The rising star has already garnered his first award, picking up the Novice Trick Dog title, awarded by the American Kennel Club for learning 5-10 tricks. Braille is currently in training for the intermediate and advanced titles, competing in a field dominated by sighted animals.
“With a deaf and blind dog, you use what they have, which is their sense of touch,” Braille’s owner, Rose Adler told the Detroit Free Press.
Braille is a homozygous or ‘double’ merle, meaning both his parents had the merle gene – a gene that causes marbling in the coat. Homozygous merles have a very high chance of being born partially or completely deaf, blind or both, and are often dumped or killed. The puppy of two dogs with the merle gene has a 25 percent chance of being born a homozygous merle. Adler is co-founder of the non-profit organisation Keller’s Cause which seeks to promote responsible breeding practices and the adoption of dogs with special needs.

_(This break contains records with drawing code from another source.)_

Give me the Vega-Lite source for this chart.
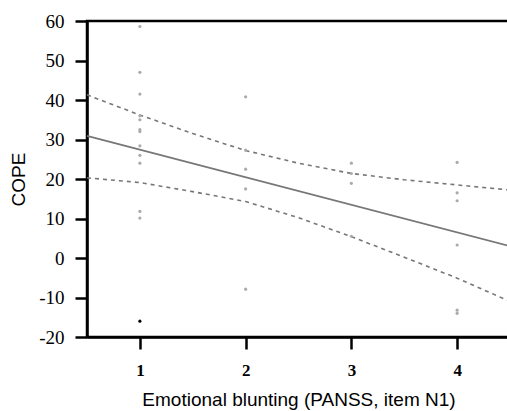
{
  "$schema": "https://vega.github.io/schema/vega-lite/v6.json",
  "autosize": "none",
  "padding": {"left": 87, "top": 21, "right": 0, "bottom": 74},
  "width": 423,
  "height": 316,
  "background": "white",
  "config": {
    "view": {"stroke": "black", "strokeWidth": 2.5},
    "axis": {"grid": false, "ticks": true, "domain": true, "domainColor": "#000000", "domainWidth": 2.5, "domainOpacity": 1, "tickColor": "#000000", "tickOpacity": 1, "tickWidth": 2.5, "tickSize": 12, "labelColor": "#000000", "titleColor": "#000000", "labelOverlap": false, "labelFlush": false, "labelBound": false}
  },
  "datasets": {
    "points": [
      {"x": 1, "y": 58.6, "kind": "regular"},
      {"x": 1, "y": 47, "kind": "regular"},
      {"x": 1, "y": 41.5, "kind": "regular"},
      {"x": 1, "y": 36, "kind": "regular"},
      {"x": 1, "y": 35, "kind": "regular"},
      {"x": 1, "y": 32.5, "kind": "regular"},
      {"x": 1, "y": 32, "kind": "regular"},
      {"x": 1, "y": 28.4, "kind": "regular"},
      {"x": 1, "y": 26, "kind": "regular"},
      {"x": 1, "y": 24, "kind": "regular"},
      {"x": 1, "y": 11.8, "kind": "regular"},
      {"x": 1, "y": 10.1, "kind": "regular"},
      {"x": 1, "y": -16, "kind": "extreme"},
      {"x": 2, "y": 40.8, "kind": "regular"},
      {"x": 2, "y": 27.3, "kind": "regular"},
      {"x": 2, "y": 22.5, "kind": "regular"},
      {"x": 2, "y": 17.5, "kind": "regular"},
      {"x": 2, "y": -7.9, "kind": "regular"},
      {"x": 3, "y": 24, "kind": "regular"},
      {"x": 3, "y": 21.4, "kind": "regular"},
      {"x": 3, "y": 18.9, "kind": "regular"},
      {"x": 3, "y": 5.5, "kind": "regular"},
      {"x": 4, "y": 24.2, "kind": "regular"},
      {"x": 4, "y": 16.5, "kind": "regular"},
      {"x": 4, "y": 14.5, "kind": "regular"},
      {"x": 4, "y": 3.3, "kind": "regular"},
      {"x": 4, "y": -13.2, "kind": "regular"},
      {"x": 4, "y": -14, "kind": "regular"}
    ],
    "fit": [
      {"x": 0.5, "y": 30.9},
      {"x": 4.5, "y": 3.0}
    ],
    "ci": [
      {"x": 0.5, "y": 41.3, "bound": "upper"},
      {"x": 1, "y": 36.2, "bound": "upper"},
      {"x": 1.5, "y": 31.5, "bound": "upper"},
      {"x": 2, "y": 27.2, "bound": "upper"},
      {"x": 2.5, "y": 24, "bound": "upper"},
      {"x": 3, "y": 21.4, "bound": "upper"},
      {"x": 3.5, "y": 19.8, "bound": "upper"},
      {"x": 4, "y": 18.5, "bound": "upper"},
      {"x": 4.5, "y": 17.2, "bound": "upper"},
      {"x": 0.5, "y": 20.3, "bound": "lower"},
      {"x": 1, "y": 19.1, "bound": "lower"},
      {"x": 1.5, "y": 16.8, "bound": "lower"},
      {"x": 2, "y": 14.3, "bound": "lower"},
      {"x": 2.5, "y": 10.2, "bound": "lower"},
      {"x": 3, "y": 5.4, "bound": "lower"},
      {"x": 3.5, "y": 0.2, "bound": "lower"},
      {"x": 4, "y": -5.1, "bound": "lower"},
      {"x": 4.5, "y": -11, "bound": "lower"}
    ]
  },
  "encoding": {
    "x": {"field": "x", "type": "quantitative", "scale": {"domain": [0.5, 4.5], "nice": false, "zero": false},
      "axis": {"values": [1, 2, 3, 4], "format": "d", "ticks": true, "tickColor": "#000000", "tickSize": 12, "tickWidth": 2.5, "title": "Emotional blunting (PANSS, item N1)", "labelFont": "Liberation Serif", "labelFontWeight": "bold", "labelFontSize": 17, "labelPadding": 13, "titleFont": "Liberation Sans", "titleFontSize": 19, "titleFontWeight": "normal", "titlePadding": 12}},
    "y": {"field": "y", "type": "quantitative", "scale": {"domain": [-20, 60], "nice": false, "zero": false},
      "axis": {"values": [-20, -10, 0, 10, 20, 30, 40, 50, 60], "ticks": true, "tickColor": "#000000", "tickSize": 12, "tickWidth": 2.5, "labelExpr": "replace(datum.label, '−', '-')", "title": "COPE", "labelFont": "Liberation Serif", "labelFontSize": 19, "labelPadding": 11, "titleFont": "Liberation Sans", "titleFontSize": 19, "titleFontWeight": "normal", "titlePadding": 10}}
  },
  "layer": [
    {
      "data": {"name": "ci"},
      "mark": {"type": "line", "color": "#777777", "strokeWidth": 1.6, "strokeDash": [4, 4]},
      "encoding": {
        "detail": {"field": "bound", "type": "nominal"}
      }
    },
    {
      "data": {"name": "fit"},
      "mark": {"type": "line", "color": "#777777", "strokeWidth": 1.8},
      "encoding": {}
    },
    {
      "data": {"name": "points"},
      "mark": {"type": "circle", "size": 10, "opacity": 1},
      "encoding": {
        "color": {"field": "kind", "type": "nominal", "scale": {"domain": ["regular", "extreme"], "range": ["#aaaaaa", "#000000"]}, "legend": null}
      }
    }
  ]
}
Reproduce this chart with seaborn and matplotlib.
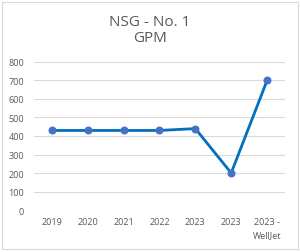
import matplotlib
matplotlib.use("Agg")
import matplotlib.pyplot as plt
import numpy as np
import seaborn as sns

labels = ["2019", "2020", "2021", "2022", "2023", "2023", "2023 -\nWellJet"]
gpm = [430, 430, 430, 430, 440, 200, 700]
title = "NSG - No. 1\nGPM"

sns.set_style("white")
plt.rcParams['font.family'] = ['Open Sans', 'DejaVu Sans']

fig = plt.figure(figsize=(3.0, 2.53), dpi=100)
ax = fig.add_axes([0.113, 0.166, 0.837, 0.585])

pos = np.arange(len(labels))
sns.lineplot(x=pos, y=gpm, ax=ax, color="#0070C0", linewidth=2.0,
             marker="o", markersize=5, markerfacecolor="#4472C4",
             markeredgecolor="#4472C4")

ax.set_ylim(0, 800)
ax.set_yticks(np.arange(0, 801, 100))
ax.set_xlim(-0.5, len(labels) - 0.5)
ax.set_xticks(pos)
ax.set_xticklabels(labels, fontsize=6.5, color="#595959", linespacing=1.6, va="top")
ax.tick_params(axis="y", labelsize=6.5, labelcolor="#595959", length=0, pad=7)
ax.tick_params(axis="x", length=0, pad=5)
ax.grid(axis="y", color="#D9D9D9", linewidth=0.8)
ax.set_axisbelow(True)
for s in ax.spines.values():
    s.set_visible(False)

fig.text(0.5, 0.88, title, ha="center", va="center", fontsize=11,
         color="#595959", linespacing=1.15)

# outer chart border
border = plt.Rectangle((0.007, 0.01), 0.986, 0.98, transform=fig.transFigure,
                       fill=False, edgecolor="#D9D9D9", linewidth=0.8)
fig.add_artist(border)

fig.savefig("out.png", dpi=100)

Braille lives with Adler and her roommate as well as two cats and two dogs. When his paws aren’t on the piano keys, Adler says Braille enjoys hiking, kayaking and napping with the cats. “He’s probably the happiest dog I’ve ever met,” she said. “He’s never upset about anything; he’s confident, he loves to play and snuggle.”
“He doesn’t know he’s blind,” she said. “He’s happy. He’s worried about what he’s going to have for dinner.”